When Multi-Cloud Makes Sense
Good Reasons:
☐ Regulatory requirement (data sovereignty in specific regions)
☐ Acquisition: Acquired company uses different cloud
☐ Best-of-breed: BigQuery for analytics, AWS for compute
☐ Disaster recovery: Cloud-level redundancy
☐ Customer requirement: Deploy in customer's cloud
Bad Reasons:
"Avoid vendor lock-in" (often costs more than lock-in)
"Negotiate better pricing" (volume discounts work better)
"Spread risk" (cloud outages are rare, complexity is constant)
"Because we can" (complexity without benefit)
Abstraction Strategies
Level 1: Infrastructure Abstraction (Terraform)
Use Terraform with provider-agnostic modules
Trade-off: Limited to common denominator features
resource "kubernetes_deployment" "app" {
# Same Terraform code deploys to EKS, GKE, or AKS
}
Level 2: Container Orchestration (Kubernetes)
Run Kubernetes on every cloud
Trade-off: Kubernetes everywhere, but managed services differ
Same manifests, different clusters:
EKS (AWS), GKE (Google), AKS (Azure)
Level 3: Application Abstraction (Dapr, Knative)

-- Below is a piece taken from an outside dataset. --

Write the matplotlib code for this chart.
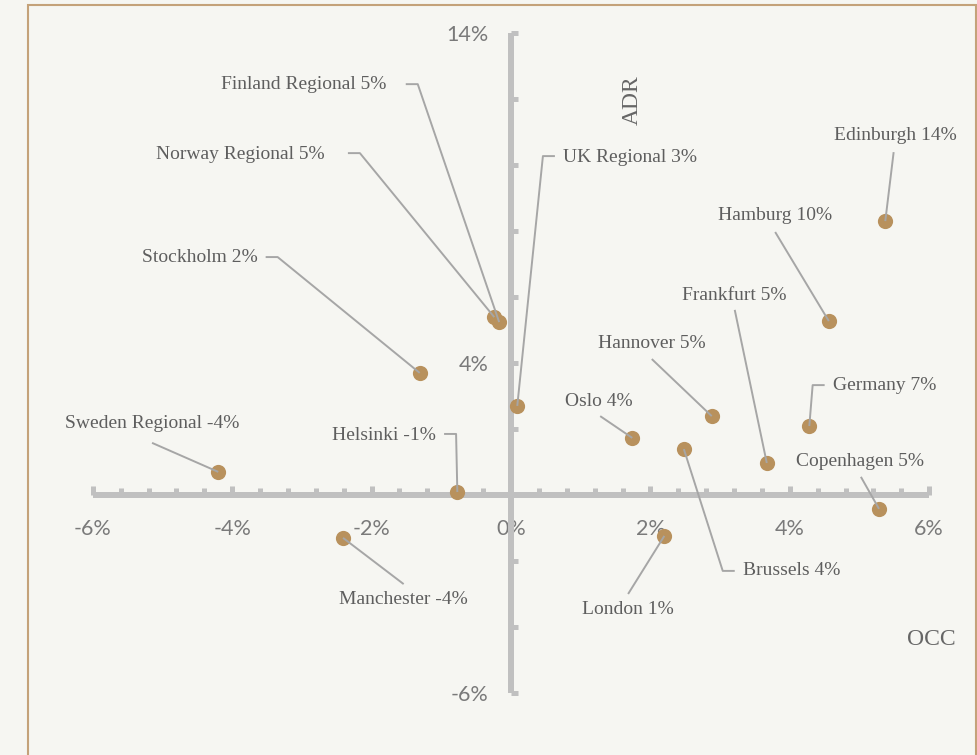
import matplotlib
matplotlib.use("Agg")
import matplotlib.pyplot as plt
from matplotlib.patches import Rectangle
from matplotlib.ticker import FixedLocator

# data: change in occupancy (x) and ADR (y), in %
cities = ["Edinburgh 14%", "Hamburg 10%", "Frankfurt 5%", "Germany 7%",
          "Copenhagen 5%", "Hannover 5%", "Oslo 4%", "Brussels 4%",
          "London 1%", "UK Regional 3%", "Finland Regional 5%",
          "Norway Regional 5%", "Stockholm 2%", "Helsinki -1%",
          "Sweden Regional -4%", "Manchester -4%"]
occ = [5.37, 4.56, 3.67, 4.28, 5.28, 2.88, 1.74, 2.48,
       2.20, 0.09, -0.17, -0.24, -1.31, -0.77, -4.20, -2.41]
adr = [8.30, 5.27, 0.97, 2.09, -0.42, 2.39, 1.73, 1.39,
       -1.24, 2.70, 5.24, 5.39, 3.70, 0.09, 0.70, -1.30]

x_ticks = [-6, -4, -2, 0, 2, 4, 6]
x_ticklabels = ["-6%", "-4%", "-2%", "0%", "2%", "4%", "6%"]
x_minor = [-5.6, -5.2, -4.8, -4.4, -3.6, -3.2, -2.8, -2.4, -1.6, -1.2, -0.8,
           -0.4, 0.4, 0.8, 1.2, 1.6, 2.4, 2.8, 3.2, 3.6, 4.4, 4.8, 5.2, 5.6]
y_ticks = [-6, -4, -2, 0, 2, 4, 6, 8, 10, 12, 14]
y_ticklabels = ["-6%", "", "", "", "", "4%", "", "", "", "", "14%"]

# label layout (data units): text pos, alignment, leader start, elbow?
labels_layout = [
    (5.52, 10.88, "center", 5.49, 10.39, False),
    (3.79, 8.48, "center", 3.79, 7.97, False),
    (3.20, 6.06, "center", 3.21, 5.61, False),
    (4.62, 3.33, "left", 4.50, 3.33, True),
    (5.01, 1.00, "center", 5.02, 0.55, False),
    (2.02, 4.58, "center", 2.02, 4.12, False),
    (1.26, 2.82, "center", 1.28, 2.39, False),
    (3.33, -2.30, "left", 3.21, -2.30, True),
    (1.68, -3.48, "center", 1.68, -3.00, False),
    (0.75, 10.24, "left", 0.63, 10.27, True),
    (-1.79, 12.45, "right", -1.51, 12.45, True),
    (-2.67, 10.33, "right", -2.34, 10.36, True),
    (-3.64, 7.21, "right", -3.52, 7.21, True),
    (-1.08, 1.79, "right", -0.96, 1.85, True),
    (-5.15, 2.18, "center", -5.15, 1.58, False),
    (-1.54, -3.18, "center", -1.54, -2.70, False),
]

bg = "#f6f6f2"
gold = "#c4a27a"
axis_gray = "#c0c0c0"
dot = "#b8915d"
leader = "#a6a6a6"
txt = "#5e5e5e"

W, H = 978, 755
x0_px, y0_px = 511, 495     # pixel position of origin
sx, sy = 69.7, 33.0         # pixels per 1%

fig = plt.figure(figsize=(W / 100, H / 100), dpi=100, facecolor=bg)
ax = fig.add_axes([0, 0, 1, 1])
ax.set_facecolor(bg)
ax.set_xlim(-x0_px / sx, (W - x0_px) / sx)
ax.set_ylim(-(H - y0_px) / sy, y0_px / sy)

# axes crossing at zero
for s in ["top", "right"]:
    ax.spines[s].set_visible(False)
ax.spines["left"].set_position(("data", 0))
ax.spines["bottom"].set_position(("data", 0))
ax.spines["left"].set_bounds(-6, 14)
ax.spines["bottom"].set_bounds(-6, 6)
for s in ["left", "bottom"]:
    ax.spines[s].set_linewidth(4.3)
    ax.spines[s].set_color(axis_gray)
    ax.spines[s].set_capstyle("butt")

ax.xaxis.set_major_locator(FixedLocator(x_ticks))
ax.xaxis.set_minor_locator(FixedLocator(x_minor))
ax.set_xticklabels(x_ticklabels)
ax.yaxis.set_major_locator(FixedLocator(y_ticks))
ax.set_yticklabels(y_ticklabels)

ax.tick_params(axis="x", which="major", direction="in", length=6.2, width=3.6,
               color=axis_gray, pad=17, labelcolor="#7a7a7a")
ax.tick_params(axis="x", which="minor", direction="in", length=5.0, width=3.6,
               color=axis_gray)
ax.tick_params(axis="y", which="major", direction="in", length=5.0, width=3.6,
               color=axis_gray, pad=16, labelcolor="#7a7a7a")
for lab in ax.get_xticklabels() + ax.get_yticklabels():
    lab.set_fontfamily(["Lato", "DejaVu Sans"])
    lab.set_fontsize(15.5)
    lab.set_fontweight("normal")

# points
ax.scatter(occ, adr, s=120, color=dot, zorder=3, linewidths=0)

# labels with leader lines
serif = ["Liberation Serif", "DejaVu Serif"]
elbow = 12 / sx
for name, px, py, lay in zip(cities, occ, adr, labels_layout):
    tx, ty, ha, lx, ly, has_elbow = lay
    ax.text(tx, ty, name, ha=ha, va="center", fontsize=14, color=txt,
            family=serif, zorder=5)
    if has_elbow:
        ex = lx + elbow if px > lx else lx - elbow
        xs, ys = [lx, ex, px], [ly, ly, py]
    else:
        xs, ys = [lx, px], [ly, py]
    ax.plot(xs, ys, color=leader, lw=1.4, zorder=4, solid_capstyle="butt")

ax.text(1.74, 11.97, "ADR", rotation=90, ha="center", va="center",
        fontsize=17, color="#666666", family=serif)
ax.text(6.03, -4.39, "OCC", ha="center", va="center",
        fontsize=17, color="#666666", family=serif)

# golden frame
fig.add_artist(Rectangle((28 / W, -0.05), (976 - 28) / W, 1.05 - 4.5 / H,
                         transform=fig.transFigure, fill=False,
                         edgecolor=gold, lw=1.5))

fig.savefig("out.png", dpi=100, facecolor=bg)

Application code unaware of cloud provider
Trade-off: Additional layer, not all features available
Dapr sidecar handles: state, pub/sub, secrets, bindings
Application talks to Dapr, Dapr talks to cloud services
Level 4: Fully Portable (Cloud-agnostic services only)

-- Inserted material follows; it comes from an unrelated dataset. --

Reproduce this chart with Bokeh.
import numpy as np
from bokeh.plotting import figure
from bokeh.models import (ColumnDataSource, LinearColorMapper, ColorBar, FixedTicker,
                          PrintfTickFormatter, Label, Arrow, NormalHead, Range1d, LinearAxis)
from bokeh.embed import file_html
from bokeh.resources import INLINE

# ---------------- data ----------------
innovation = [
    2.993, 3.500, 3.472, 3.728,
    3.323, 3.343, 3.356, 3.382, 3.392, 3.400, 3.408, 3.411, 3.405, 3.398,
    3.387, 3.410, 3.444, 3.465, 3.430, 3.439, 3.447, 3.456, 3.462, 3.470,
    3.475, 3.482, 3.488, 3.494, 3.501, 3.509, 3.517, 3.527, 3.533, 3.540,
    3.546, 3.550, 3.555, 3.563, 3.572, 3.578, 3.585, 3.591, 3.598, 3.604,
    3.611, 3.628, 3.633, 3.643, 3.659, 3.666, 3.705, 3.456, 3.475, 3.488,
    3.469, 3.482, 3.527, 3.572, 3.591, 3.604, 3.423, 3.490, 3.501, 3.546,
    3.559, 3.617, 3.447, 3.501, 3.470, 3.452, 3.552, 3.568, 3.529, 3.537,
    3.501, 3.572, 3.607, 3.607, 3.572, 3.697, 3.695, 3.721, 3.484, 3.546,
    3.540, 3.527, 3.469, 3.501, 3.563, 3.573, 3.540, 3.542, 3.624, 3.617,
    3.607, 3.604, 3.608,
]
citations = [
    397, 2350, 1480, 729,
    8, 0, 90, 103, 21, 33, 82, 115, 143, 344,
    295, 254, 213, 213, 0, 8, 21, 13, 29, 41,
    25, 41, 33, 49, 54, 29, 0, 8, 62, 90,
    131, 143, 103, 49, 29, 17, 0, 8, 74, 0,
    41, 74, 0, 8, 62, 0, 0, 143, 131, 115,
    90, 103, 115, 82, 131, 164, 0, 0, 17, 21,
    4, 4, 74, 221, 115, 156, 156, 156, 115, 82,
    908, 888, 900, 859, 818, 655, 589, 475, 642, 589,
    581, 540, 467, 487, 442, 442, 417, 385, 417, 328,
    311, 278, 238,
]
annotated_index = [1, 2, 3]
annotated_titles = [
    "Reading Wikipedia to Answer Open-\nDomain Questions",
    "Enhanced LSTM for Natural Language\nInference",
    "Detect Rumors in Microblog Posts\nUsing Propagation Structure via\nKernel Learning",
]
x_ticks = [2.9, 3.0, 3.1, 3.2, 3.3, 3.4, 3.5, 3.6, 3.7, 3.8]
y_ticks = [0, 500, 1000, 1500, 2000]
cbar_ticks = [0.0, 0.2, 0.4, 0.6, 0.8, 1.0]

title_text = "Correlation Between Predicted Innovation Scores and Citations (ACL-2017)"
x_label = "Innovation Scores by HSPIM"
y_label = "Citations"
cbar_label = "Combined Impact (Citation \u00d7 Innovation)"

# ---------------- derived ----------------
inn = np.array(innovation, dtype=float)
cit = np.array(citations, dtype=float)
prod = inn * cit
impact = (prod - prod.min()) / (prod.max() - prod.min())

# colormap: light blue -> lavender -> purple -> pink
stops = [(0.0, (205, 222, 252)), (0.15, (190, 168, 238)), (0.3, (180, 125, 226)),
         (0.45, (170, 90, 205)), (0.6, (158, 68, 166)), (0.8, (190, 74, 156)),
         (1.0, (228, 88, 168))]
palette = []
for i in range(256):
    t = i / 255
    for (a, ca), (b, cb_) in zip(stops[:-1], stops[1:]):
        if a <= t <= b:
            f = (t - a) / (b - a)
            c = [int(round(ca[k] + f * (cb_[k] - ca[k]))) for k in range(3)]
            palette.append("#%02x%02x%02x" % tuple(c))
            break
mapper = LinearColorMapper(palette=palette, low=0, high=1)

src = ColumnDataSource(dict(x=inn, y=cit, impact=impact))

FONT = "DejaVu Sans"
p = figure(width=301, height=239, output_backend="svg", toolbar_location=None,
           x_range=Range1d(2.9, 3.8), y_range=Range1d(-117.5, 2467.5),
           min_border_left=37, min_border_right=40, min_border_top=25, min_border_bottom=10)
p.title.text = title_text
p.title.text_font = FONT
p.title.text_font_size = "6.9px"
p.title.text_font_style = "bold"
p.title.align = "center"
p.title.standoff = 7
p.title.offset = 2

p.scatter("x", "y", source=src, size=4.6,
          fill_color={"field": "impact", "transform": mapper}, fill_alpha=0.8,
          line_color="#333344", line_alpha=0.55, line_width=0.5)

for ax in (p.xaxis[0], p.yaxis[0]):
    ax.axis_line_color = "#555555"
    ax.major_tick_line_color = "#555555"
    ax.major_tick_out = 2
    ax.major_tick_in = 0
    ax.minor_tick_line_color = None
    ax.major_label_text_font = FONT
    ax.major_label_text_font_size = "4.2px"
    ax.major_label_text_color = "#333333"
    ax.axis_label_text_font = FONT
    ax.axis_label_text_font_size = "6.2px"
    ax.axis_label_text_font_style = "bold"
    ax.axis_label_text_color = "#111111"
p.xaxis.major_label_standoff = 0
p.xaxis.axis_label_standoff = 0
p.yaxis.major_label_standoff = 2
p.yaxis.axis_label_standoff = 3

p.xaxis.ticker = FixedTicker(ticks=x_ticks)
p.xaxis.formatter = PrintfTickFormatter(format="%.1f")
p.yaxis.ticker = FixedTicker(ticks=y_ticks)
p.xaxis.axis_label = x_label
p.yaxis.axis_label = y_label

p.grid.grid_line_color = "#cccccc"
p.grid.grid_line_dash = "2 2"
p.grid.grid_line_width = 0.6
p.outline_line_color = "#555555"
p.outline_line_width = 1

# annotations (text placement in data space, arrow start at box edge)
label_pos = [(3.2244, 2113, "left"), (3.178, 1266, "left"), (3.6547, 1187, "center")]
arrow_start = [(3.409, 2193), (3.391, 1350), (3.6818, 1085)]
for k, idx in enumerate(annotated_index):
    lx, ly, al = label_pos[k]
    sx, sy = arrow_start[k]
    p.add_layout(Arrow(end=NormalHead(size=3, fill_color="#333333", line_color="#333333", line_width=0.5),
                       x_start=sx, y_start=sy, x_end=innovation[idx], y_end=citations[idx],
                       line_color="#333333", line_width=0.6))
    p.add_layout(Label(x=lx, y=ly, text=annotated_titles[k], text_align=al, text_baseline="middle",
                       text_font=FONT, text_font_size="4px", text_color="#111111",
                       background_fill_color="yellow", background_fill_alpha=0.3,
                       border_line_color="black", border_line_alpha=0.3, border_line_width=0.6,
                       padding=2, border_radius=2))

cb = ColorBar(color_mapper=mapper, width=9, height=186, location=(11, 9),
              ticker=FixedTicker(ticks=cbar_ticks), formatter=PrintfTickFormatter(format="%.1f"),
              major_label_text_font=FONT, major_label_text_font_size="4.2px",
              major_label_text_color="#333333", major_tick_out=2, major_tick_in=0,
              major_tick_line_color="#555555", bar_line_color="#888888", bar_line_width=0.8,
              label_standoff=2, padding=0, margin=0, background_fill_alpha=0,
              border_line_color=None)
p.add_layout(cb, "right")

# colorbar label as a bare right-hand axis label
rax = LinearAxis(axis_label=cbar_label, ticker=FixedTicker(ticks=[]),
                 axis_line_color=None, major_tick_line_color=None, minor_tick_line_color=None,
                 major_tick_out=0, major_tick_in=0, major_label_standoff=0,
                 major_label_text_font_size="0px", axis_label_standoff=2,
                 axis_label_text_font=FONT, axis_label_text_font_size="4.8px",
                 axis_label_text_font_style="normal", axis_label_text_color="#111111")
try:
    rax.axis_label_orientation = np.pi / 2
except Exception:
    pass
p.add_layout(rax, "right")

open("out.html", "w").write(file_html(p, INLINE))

Only use open-source: PostgreSQL, Redis, Kafka, MinIO
Trade-off: Miss cloud-native benefits (managed services)
Data Strategy
Data is the hardest part of multi-cloud:
Replication:
Sync data between clouds (cross-cloud latency: 10-50ms)

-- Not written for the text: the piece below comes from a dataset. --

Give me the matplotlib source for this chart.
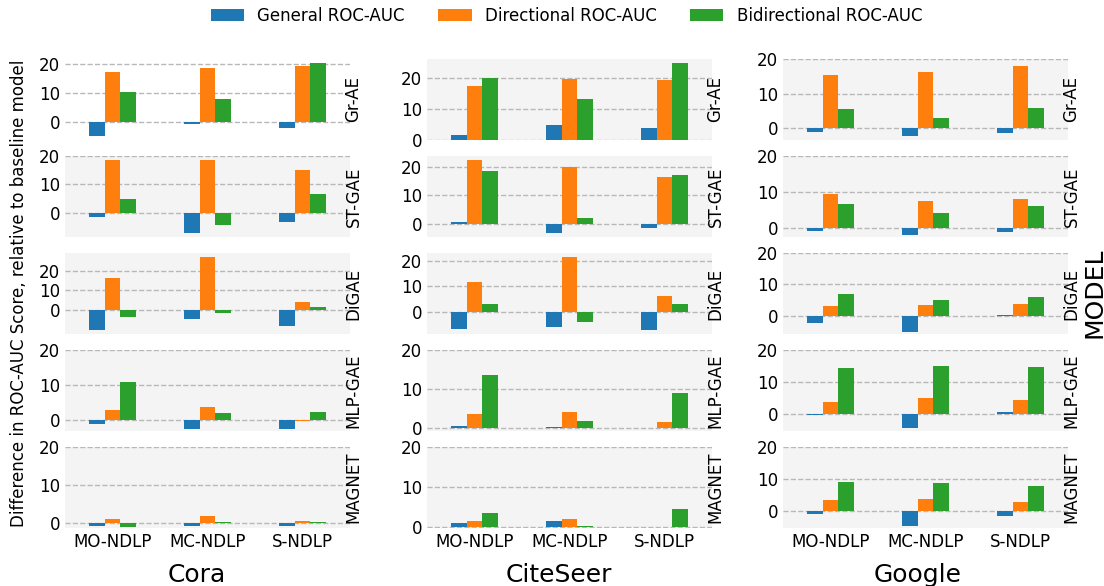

Cost: Egress charges ($0.08-0.12/GB)
Consistency: Eventual (or expensive cross-cloud transactions)
Data Sovereignty:
EU data stays in EU cloud regions
US data stays in US cloud regions
Some countries require in-country hosting
Patterns:
Active-Passive:
Cloud A: Primary (all writes)
Cloud B: Read replica (disaster recovery)
RPO: Minutes to hours
Active-Active:
Cloud A: Serves region 1
Cloud B: Serves region 2
Sync: Bidirectional replication
Conflict: Last-writer-wins or application-level merge
Data Gravity:
Keep data where it's processed
Move compute to data, not data to compute
If analytics is on BigQuery, keep analytical data on GCS
Anti-Patterns
| Anti-Pattern | Consequence | Fix |
|---|---|---|
| Accidental multi-cloud | Complexity without strategy | Deliberate decision with clear benefits |
| Lowest common denominator | Lose cloud-native advantages | Use cloud-native where it matters, abstract where portable |
| Same app on every cloud | Double the ops work | Primary cloud + DR or regional deployment |
| Ignore egress costs | Data transfer bills explode | Minimize cross-cloud data movement |
| Separate teams per cloud | Silos, inconsistent practices | Platform team that spans clouds |
Multi-cloud should be a response to a specific need — not a default architecture. Most organizations benefit from being cloud-native on one provider and having a clear strategy for the specific scenarios that require a second.